Settembre.
La porta di ingresso per la stagione autunnale, il primo accartocciarsi delle foglie ingiallite sotto ai nostri piedi, il sole più clemente e il rumore dei nostri polpastrelli sull’edizione “cicciosa” del nostro giornale di moda preferito.
O almeno lo era.
Le edizioni del nono mese dell’anno sono solitamente all’ingrasso.
Infatti, una delle prime domande che il giornalismo della moda dedica alle diverse testate editoriali è proprio questa: “quanto peserà quest’anno il numero di settembre?”.
Sì perché se esiste un capodanno morale per il fashion system, quello, amiche mie, non è certamente il primo giorno dell’anno.

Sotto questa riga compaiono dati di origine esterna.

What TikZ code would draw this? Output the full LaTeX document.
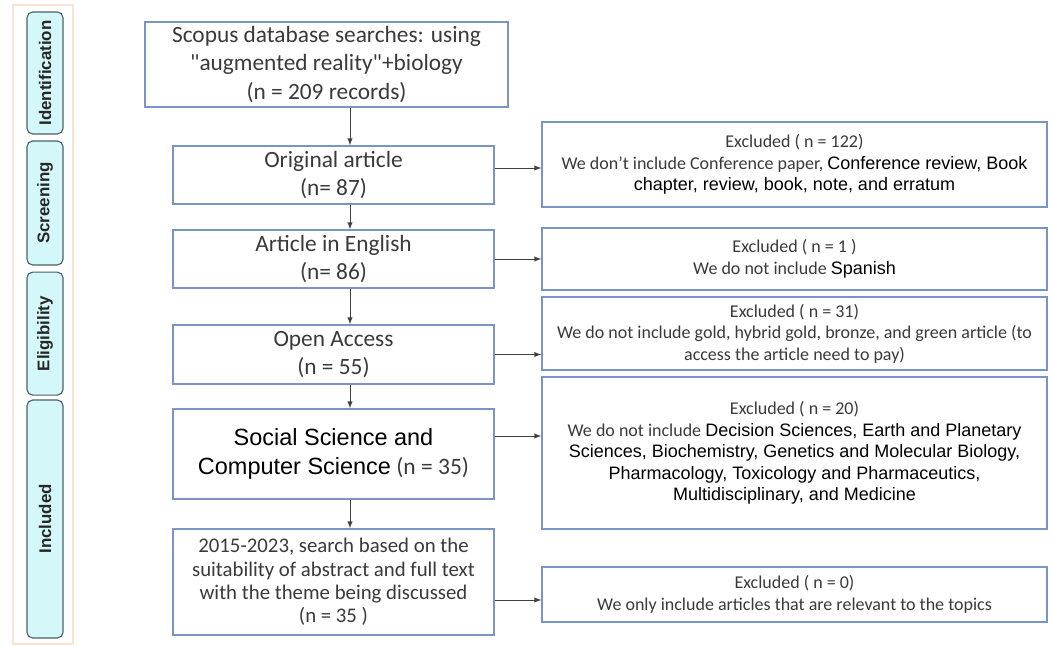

Settembre è il mese delle anticipazioni sui segreti e le tendenze che quei pusher di stilisti distillano, irrorando le testate più autorevoli e rendendo la scoperta di come ci vestiremo nei successivi mesi la nostra droga preferita.

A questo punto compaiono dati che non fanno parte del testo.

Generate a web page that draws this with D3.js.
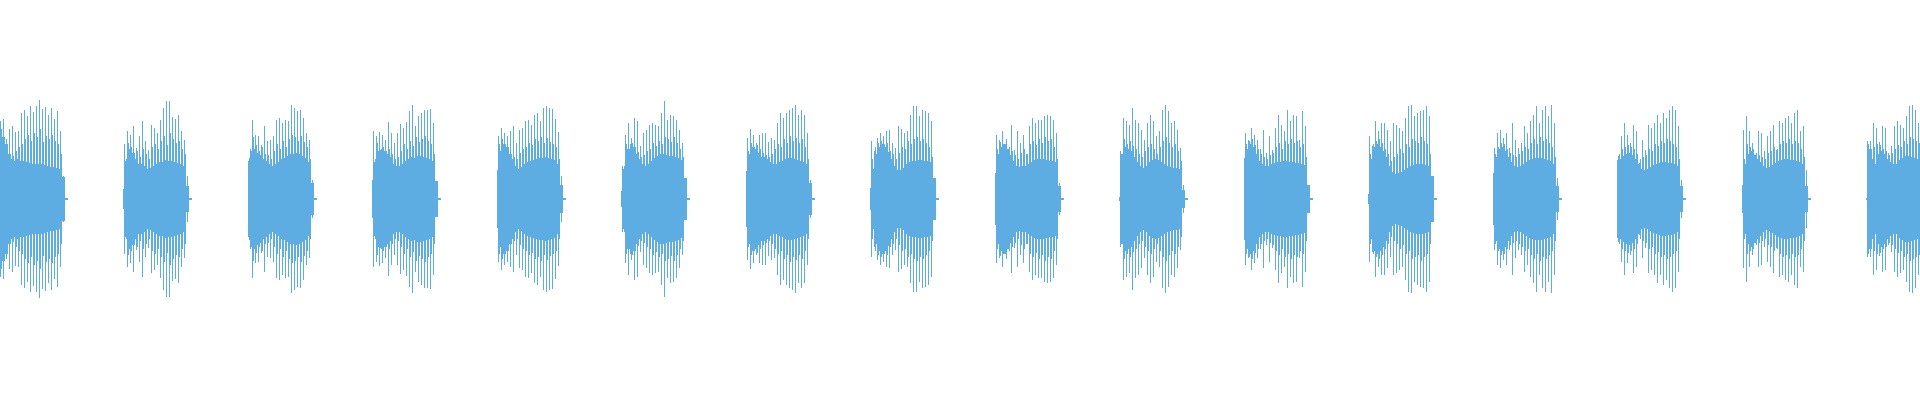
<!DOCTYPE html>
<html>
<head>
<meta charset="utf-8">
<script src="https://cdn.jsdelivr.net/npm/d3@7"></script>
<style>
  html, body { margin: 0; padding: 0; background: #ffffff; }
  svg { display: block; }
</style>
</head>
<body>
<svg id="chart" width="1920" height="400"></svg>
<script>
// Burst onsets (seconds) and frame duration (seconds per peak column)
const onsets = [0, 0.498, 0.996, 1.494, 1.992, 2.49, 2.988, 3.486, 3.984, 4.482, 4.98, 5.478, 5.976, 6.474, 6.972, 7.47];
const frame = 0.004;

// Peak amplitudes (% of full scale) of the tallest strokes, one every 3 frames (frame 3i+1)
const spikesB00 = [78, 80, 60, 70, 73, 67, 68, 86, 89, 83, 93, 87, 93, 99, 90, 92, 84, 91, 80, 88, 68, 23];
const spikesB01 = [55, 68, 64, 73, 51, 63, 78, 58, 49, 74, 71, 66, 79, 91, 98, 98, 82, 80, 84, 68, 59, 23];
const spikesB02 = [41, 79, 64, 63, 54, 73, 58, 59, 63, 79, 81, 76, 79, 78, 94, 91, 88, 89, 81, 66, 59, 19];
const spikesB03 = [68, 63, 67, 64, 59, 77, 66, 56, 66, 75, 71, 77, 88, 94, 73, 83, 86, 89, 89, 90, 76, 18];
const spikesB04 = [63, 71, 66, 63, 68, 73, 56, 69, 71, 78, 79, 74, 84, 86, 78, 91, 93, 91, 90, 80, 67, 23];
const spikesB05 = [33, 64, 76, 61, 81, 78, 53, 66, 69, 74, 76, 74, 73, 86, 98, 79, 84, 83, 79, 69, 56, 21];
const spikesB06 = [61, 70, 64, 56, 64, 66, 66, 57, 61, 59, 76, 86, 81, 86, 89, 91, 94, 84, 89, 84, 66, 19];
const spikesB07 = [58, 48, 61, 66, 63, 68, 69, 56, 51, 73, 70, 66, 68, 84, 93, 93, 83, 89, 88, 86, 78, 21];
const spikesB08 = [64, 59, 68, 46, 45, 74, 49, 68, 56, 64, 45, 73, 81, 76, 79, 79, 83, 84, 83, 79, 66, 16];
const spikesB09 = [48, 81, 78, 74, 91, 79, 76, 69, 59, 76, 84, 78, 63, 68, 89, 94, 88, 76, 78, 69, 51, 14];
const spikesB10 = [66, 59, 71, 64, 59, 50, 69, 46, 63, 49, 71, 84, 74, 68, 89, 78, 84, 83, 59, 88, 73, 14];
const spikesB11 = [63, 53, 78, 68, 76, 76, 69, 58, 76, 74, 71, 68, 81, 93, 94, 83, 86, 88, 89, 93, 83, 23];
const spikesB12 = [51, 66, 69, 61, 66, 51, 76, 59, 51, 56, 73, 66, 78, 84, 93, 76, 89, 93, 83, 94, 76, 21];
const spikesB13 = [43, 63, 76, 64, 56, 74, 68, 36, 59, 49, 74, 71, 76, 84, 76, 86, 81, 89, 93, 89, 73, 19];
const spikesB14 = [69, 83, 68, 56, 43, 68, 66, 48, 63, 68, 74, 49, 78, 76, 81, 83, 76, 86, 89, 68, 73, 29];
const spikesB15 = [58, 58, 76, 71, 57, 73, 71, 46, 53, 73, 78, 74, 71, 83, 93, 94, 89, 76, 84, 81, 80, 20];

// Secondary stroke amplitudes (% of full scale), frame 3i+2
const midsB00 = [70, 62, 50, 45, 43, 48, 52, 55, 60, 64, 58, 66, 62, 70, 57, 63, 60, 64, 58, 55, 45, 10];
const midsB01 = [38, 56, 52, 44, 48, 42, 50, 45, 40, 52, 55, 50, 58, 63, 54, 66, 60, 56, 58, 50, 45, 8];
const midsB02 = [50, 62, 54, 48, 52, 45, 44, 40, 48, 55, 50, 58, 52, 60, 64, 62, 58, 63, 57, 52, 40, 8];
const midsB03 = [37, 56, 49, 52, 46, 50, 45, 40, 42, 48, 55, 50, 58, 53, 62, 57, 60, 63, 58, 55, 45, 8];
const midsB04 = [55, 60, 52, 50, 45, 42, 40, 46, 50, 52, 56, 54, 60, 58, 62, 56, 61, 57, 55, 52, 40, 8];
const midsB05 = [30, 55, 50, 56, 52, 47, 42, 44, 48, 50, 56, 53, 58, 55, 62, 60, 57, 62, 56, 50, 42, 8];
const midsB06 = [48, 56, 52, 54, 50, 46, 44, 42, 45, 50, 55, 52, 60, 56, 63, 58, 61, 56, 60, 52, 40, 8];
const midsB07 = [40, 52, 56, 58, 54, 56, 48, 45, 40, 46, 52, 50, 58, 55, 60, 62, 58, 60, 56, 52, 42, 8];
const midsB08 = [50, 57, 55, 60, 52, 48, 44, 40, 46, 50, 45, 55, 58, 54, 60, 56, 62, 58, 60, 52, 40, 8];
const midsB09 = [45, 60, 55, 58, 53, 50, 45, 42, 48, 52, 55, 50, 45, 52, 58, 62, 56, 52, 55, 48, 38, 6];
const midsB10 = [55, 58, 60, 54, 50, 45, 42, 40, 44, 46, 52, 56, 50, 58, 55, 60, 56, 58, 52, 55, 42, 8];
const midsB11 = [45, 55, 58, 60, 56, 50, 45, 38, 42, 45, 50, 46, 55, 52, 60, 58, 56, 62, 58, 55, 45, 8];
const midsB12 = [45, 52, 56, 55, 50, 46, 44, 42, 45, 48, 52, 50, 56, 60, 55, 62, 58, 60, 56, 52, 42, 8];
const midsB13 = [45, 50, 52, 54, 52, 50, 45, 40, 42, 44, 50, 48, 55, 53, 58, 56, 60, 58, 55, 52, 40, 8];
const midsB14 = [40, 55, 52, 50, 46, 44, 42, 40, 46, 48, 52, 50, 55, 58, 56, 60, 55, 58, 56, 50, 42, 8];
const midsB15 = [55, 50, 52, 55, 54, 50, 48, 44, 46, 50, 54, 52, 58, 55, 62, 60, 58, 56, 60, 54, 45, 8];

// Dense body amplitude (% of full scale), one value per 3-frame block, last block = decay tail
const coreB00 = [60, 62, 55, 45, 40, 38, 40, 38, 38, 37, 36, 35, 35, 35, 35, 34, 33, 32, 32, 31, 30, 22, 1];
const coreB01 = [10, 40, 50, 46, 40, 35, 35, 33, 30, 31, 33, 35, 37, 37, 39, 38, 38, 37, 36, 35, 33, 13, 1];
const coreB02 = [38, 48, 50, 46, 44, 40, 38, 35, 33, 35, 37, 40, 41, 43, 45, 45, 46, 45, 43, 41, 37, 16, 1];
const coreB03 = [19, 40, 48, 50, 48, 45, 42, 35, 33, 33, 35, 38, 40, 42, 41, 43, 43, 42, 41, 40, 38, 18, 1];
const coreB04 = [29, 48, 55, 52, 45, 40, 33, 30, 32, 35, 37, 38, 39, 40, 41, 41, 42, 41, 40, 39, 35, 14, 1];
const coreB05 = [8, 33, 50, 55, 52, 45, 40, 35, 33, 35, 38, 41, 43, 45, 45, 44, 43, 43, 42, 41, 39, 21, 1];
const coreB06 = [28, 45, 52, 50, 46, 42, 42, 40, 37, 35, 35, 37, 38, 40, 41, 41, 40, 39, 38, 37, 35, 16, 1];
const coreB07 = [11, 30, 45, 52, 55, 52, 47, 40, 33, 29, 29, 31, 35, 37, 38, 38, 39, 39, 38, 38, 37, 21, 1];
const coreB08 = [26, 45, 52, 55, 50, 44, 38, 33, 32, 33, 33, 35, 37, 39, 40, 40, 40, 39, 38, 38, 37, 13, 1];
const coreB09 = [2, 45, 52, 50, 48, 42, 37, 33, 31, 33, 37, 39, 40, 39, 37, 35, 33, 32, 31, 31, 30, 9, 1];
const coreB10 = [41, 50, 55, 52, 45, 38, 35, 33, 33, 35, 36, 37, 37, 38, 38, 37, 37, 36, 36, 35, 34, 14, 1];
const coreB11 = [5, 40, 52, 55, 52, 48, 42, 33, 27, 25, 26, 27, 29, 31, 33, 34, 35, 35, 35, 34, 33, 23, 1];
const coreB12 = [26, 42, 50, 52, 48, 42, 37, 33, 32, 33, 35, 37, 39, 40, 41, 41, 41, 40, 39, 38, 35, 13, 1];
const coreB13 = [39, 40, 43, 45, 46, 44, 40, 35, 30, 29, 30, 32, 34, 35, 36, 37, 37, 36, 36, 35, 33, 13, 1];
const coreB14 = [14, 35, 45, 48, 44, 40, 37, 33, 31, 32, 34, 36, 38, 39, 40, 40, 39, 39, 38, 37, 35, 13, 1];
const coreB15 = [1, 50, 40, 35, 45, 48, 45, 40, 37, 35, 35, 39, 41, 43, 43, 42, 41, 40, 39, 38, 35, 14, 1];

const spikeSets = [spikesB00, spikesB01, spikesB02, spikesB03, spikesB04, spikesB05, spikesB06, spikesB07,
                   spikesB08, spikesB09, spikesB10, spikesB11, spikesB12, spikesB13, spikesB14, spikesB15];
const midSets = [midsB00, midsB01, midsB02, midsB03, midsB04, midsB05, midsB06, midsB07,
                 midsB08, midsB09, midsB10, midsB11, midsB12, midsB13, midsB14, midsB15];
const coreSets = [coreB00, coreB01, coreB02, coreB03, coreB04, coreB05, coreB06, coreB07,
                  coreB08, coreB09, coreB10, coreB11, coreB12, coreB13, coreB14, coreB15];

const W = 1920, H = 400;
const color = "#5DADE2";
const x = d3.scaleLinear().domain([0.0048, 7.6848]).range([0, W]);
const y = d3.scaleLinear().domain([-100, 100]).range([299.3, 99.3]);

const svg = d3.select("#chart");
const g = svg.append("g").attr("shape-rendering", "crispEdges");
const colW = x(frame) - x(0);

onsets.forEach((t0, k) => {
  const core = coreSets[k].map((a, i) => ({ t: t0 + 3 * i * frame, a }));
  const strokes = spikeSets[k].map((a, i) => ({ t: t0 + (3 * i + 1) * frame, a }))
    .concat(midSets[k].map((a, i) => ({ t: t0 + (3 * i + 2) * frame, a })));
  const bg = g.append("g");
  bg.selectAll("rect.core").data(core).join("rect")
    .attr("class", "core")
    .attr("x", d => x(d.t))
    .attr("width", colW * 3)
    .attr("y", d => y(d.a))
    .attr("height", d => Math.max(1, y(-d.a) - y(d.a)))
    .attr("fill", color);
  bg.selectAll("rect.stroke").data(strokes).join("rect")
    .attr("class", "stroke")
    .attr("x", d => x(d.t))
    .attr("width", colW)
    .attr("y", d => y(d.a))
    .attr("height", d => y(-d.a) - y(d.a))
    .attr("fill", color);
});
</script>
</body>
</html>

E tutto questo un tempo accadeva tra le pagine profumate di carta appena stampata.
Adesso?
Adesso… “qualcosa è cambiato”(cit).
Solo 10 anni fa, nel 2009, uscì, a distanza di due anni dalle riprese, “The September Issue”.

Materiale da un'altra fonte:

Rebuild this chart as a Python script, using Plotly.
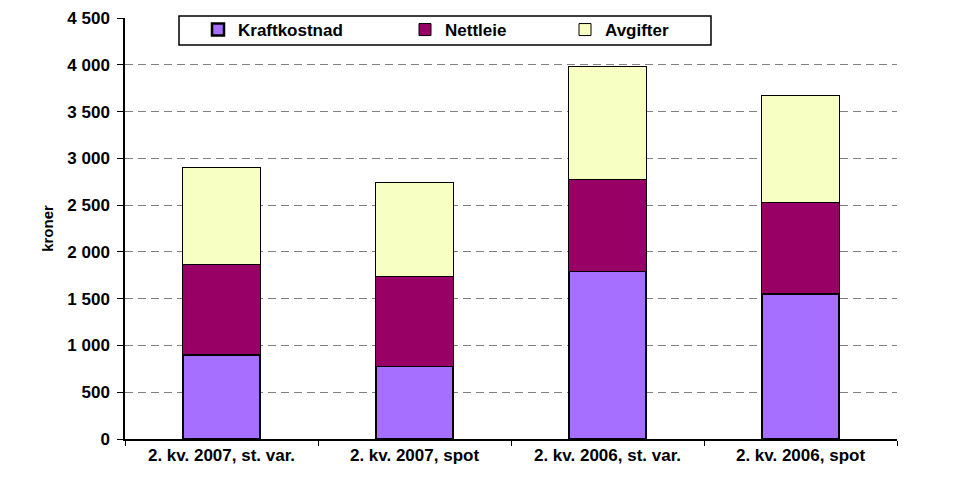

Un documentario che raccontava i nove mesi di gestazione del numero di settembre di Vogue, attraverso i filmati che ritraevano una delle più grandi regnanti della moda durante il suo lavoro di ogni giorno: Anna Wintour.
Fu lei stessa ad affermare con spavalda sicurezza che “se la moda è una religione, Vogue è la sua bibbia”.
In effetti, le 840 pagine di tendenza lo dimostrarono appieno.
Battute una ad una grazie a un lavoro estenuante sotto la direzione totalitaria di colei che ispirò le vicende del mitico “Il diavolo veste Prada”, 12 anni fa quelle pagine riuscirono a creare un giro di affari di oltre 300 miliardi di dollari.

Quest’anno purtroppo, per chi come me è una nostalgica del genere, i numeri non saranno gli stessi.
Almeno nella nostra adorata penisola della moda.
Il numero di settembre di Vogue Italia è costruito su una narrazione visiva di 430 pagine di immagini, testi, anticipazioni, novità di tendenza.
Vanta però due copertine straordinarie che lo rendono già un oggetto da collezione, in quanto impreziosito dai racconti originali di Michael Cunningham.
Non solo.
In questo numero, Emanuele Farneti intraprende una singolar tenzone con l’abitudine sempre più accentuata di seppellire le parole del nostro vocabolario in un cimitero di fretta, superficialità, interesse personale, imprecisione.
Lo cito testualmente:
“Le parole contano. Hanno sempre contato, ma contano più che mai in un momento storico in cui, da una parte, il nostro vocabolario si restringe in maniera allarmante, e dall’altra esse sono sempre più spesso prese in ostaggio, svuotate di significato, usate come armi, piegate a interessi di corto raggio, piccoli e meschini.”
Inoltre, nello stesso editoriale, si trovano gli inediti di due premi Nobel come Al Gore e Nadia Murad.
Un piccolo capolavoro di tutela e riscatto a beneficio della tradizione, sempre più sbiadita, di leggere con intenzione e piacere ciò che viene creato misurando fatica ed ardore.
Ma basterà questo a tenerci stretta l’abitudine di sederci su un divano comodo, la domenica mattina, per divorare tutte quelle pagine profumate di nuovo, sorseggiando un caffè lungo dalla nostra tazza preferita?
Solo lo scorso anno il New York Post ha tracciato i contorni di una preoccupante fase d’agonia della carta stampata, per via della mancanza di fondi.
Ad avvalorare la questione, un’analisi sul numero piuttosto sensibile di chiusure che riguardava diverse testate affiliate alla stessa Vogue.
Un dissanguamento senza precedenti, che ha toccato in modo sensibile il posto di lavoro e le certezze di tanti professionisti della moda stampata.
In materia di “prime volte” si narra che a coloro i quali avessero scelto di uscire dall’azienda in modo volontario sarebbe spettato un incentivo di 40 mensilità pagate: si tratta del più grande incentivo della storia.
Se la classe non è acqua…
Purtroppo però, temo che le abitudini di consumo abbiano intaccato pesantemente anche il numero più atteso dell’anno.
Vero è che, ancora oggi, la moda è quel mondo in cui pesare “il giusto” rende decisamente l’outfit più elegante… a meno che tu non sia il numero di settembre di Vogue!